_Task to complete_
From the data that follows, report how many lines hold the string "React", giving only the number.

-- start of Material --

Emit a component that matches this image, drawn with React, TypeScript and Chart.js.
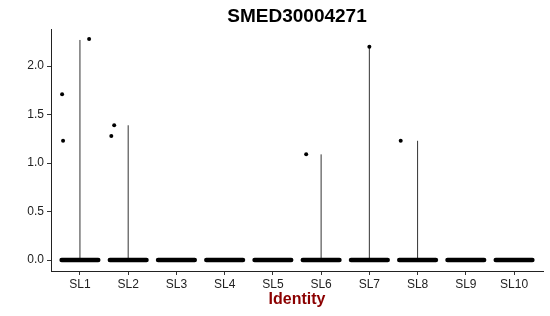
import React, { useEffect, useRef } from "react";
import { Chart, registerables } from "chart.js";

Chart.register(...registerables);

const categories = ["SL1", "SL2", "SL3", "SL4", "SL5", "SL6", "SL7", "SL8", "SL9", "SL10"];
// max expression per identity (violin height)
const violinMax = [2.27, 1.39, 0, 0, 0, 1.09, 2.2, 1.23, 0, 0];
// non-zero cells: identity index, jitter offset, value
const outlierCat = [0, 0, 0, 1, 1, 5, 6, 7];
const outlierJitter = [-0.37, -0.35, 0.19, -0.35, -0.29, -0.31, 0.0, -0.35];
const outlierValue = [1.71, 1.23, 2.28, 1.28, 1.39, 1.09, 2.2, 1.23];
// zero-valued cells band extent (jitter half-width)
const bandHalf = [0.38, 0.38, 0.38, 0.38, 0.38, 0.38, 0.38, 0.38, 0.38, 0.38];
const yTicks = [0, 0.5, 1.0, 1.5, 2.0];

const FONT = "'Liberation Sans', Arial, Helvetica, sans-serif";

export default function App() {
  const ref = useRef<HTMLCanvasElement>(null);
  useEffect(() => {
    document.body.style.margin = "0";
    const ctx = ref.current!.getContext("2d")!;
    const datasets: any[] = [];
    categories.forEach((c, i) => {
      const x = i + 1;
      datasets.push({
        type: "line",
        data: [
          { x: x - bandHalf[i], y: 0 },
          { x: x + bandHalf[i], y: 0 },
        ],
        borderColor: "#000",
        borderWidth: 4.5,
        borderCapStyle: "round",
        pointRadius: 0,
        order: 2,
      });
      if (violinMax[i] > 0) {
        datasets.push({
          type: "line",
          data: [
            { x: x, y: 0 },
            { x: x, y: violinMax[i] },
          ],
          borderColor: "#333",
          borderWidth: 1,
          pointRadius: 0,
          order: 3,
        });
      }
    });
    datasets.push({
      type: "scatter",
      data: outlierValue.map((v, k) => ({ x: outlierCat[k] + 1 + outlierJitter[k], y: v })),
      backgroundColor: "#000",
      borderWidth: 0,
      pointRadius: 2,
      order: 1,
    });
    const chart = new Chart(ctx, {
      type: "scatter",
      data: { datasets },
      options: {
        animation: false,
        responsive: false,
        layout: { padding: { left: 0, right: 7, top: 0, bottom: 0 } },
        plugins: {
          legend: { display: false },
          tooltip: { enabled: false },
          title: {
            display: true,
            text: "SMED30004271",
            fullSize: false,
            color: "#000",
            font: { family: FONT, size: 19, weight: "bold" },
            padding: { top: 5, bottom: 1.2 },
          },
        },
        scales: {
          x: {
            type: "linear",
            min: 0.4,
            max: 10.6,
            afterFit: (s: any) => {
              s.height = 45;
            },
            afterBuildTicks: (s: any) => {
              s.ticks = categories.map((_, i) => ({ value: i + 1 }));
            },
            ticks: {
              stepSize: 1,
              includeBounds: false,
              autoSkip: false,
              maxRotation: 0,
              padding: 2,
              color: "#222",
              font: { family: FONT, size: 12 },
              callback: (v: any) => categories[Math.round(Number(v)) - 1] ?? "",
            },
            grid: { drawOnChartArea: false, tickLength: 4, color: "#333", tickColor: "#333" },
            border: { display: true, color: "#222", width: 1 },
            title: {
              display: true,
              text: "Identity",
              color: "#8B0000",
              font: { family: FONT, size: 16, weight: "bold" },
              padding: { top: 0, bottom: 7 },
            },
          },
          y: {
            type: "linear",
            min: -0.113,
            max: 2.383,
            afterFit: (s: any) => {
              s.width = 51;
            },
            afterBuildTicks: (s: any) => {
              s.ticks = yTicks.map((v) => ({ value: v }));
            },
            ticks: {
              stepSize: 0.5,
              includeBounds: false,
              padding: 3,
              color: "#222",
              font: { family: FONT, size: 12 },
              callback: (v: any) => Number(v).toFixed(1),
            },
            grid: { drawOnChartArea: false, tickLength: 4, color: "#333", tickColor: "#333" },
            border: { display: true, color: "#222", width: 1 },
          },
        },
      },
    });
    return () => chart.destroy();
  }, []);
  return (
    <div style={{ position: "absolute", left: 0, top: 0, width: 550, height: 316, background: "#fff" }}>
      <canvas ref={ref} width={550} height={316} />
    </div>
  );
}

-- end of Material --

_The completed task_
2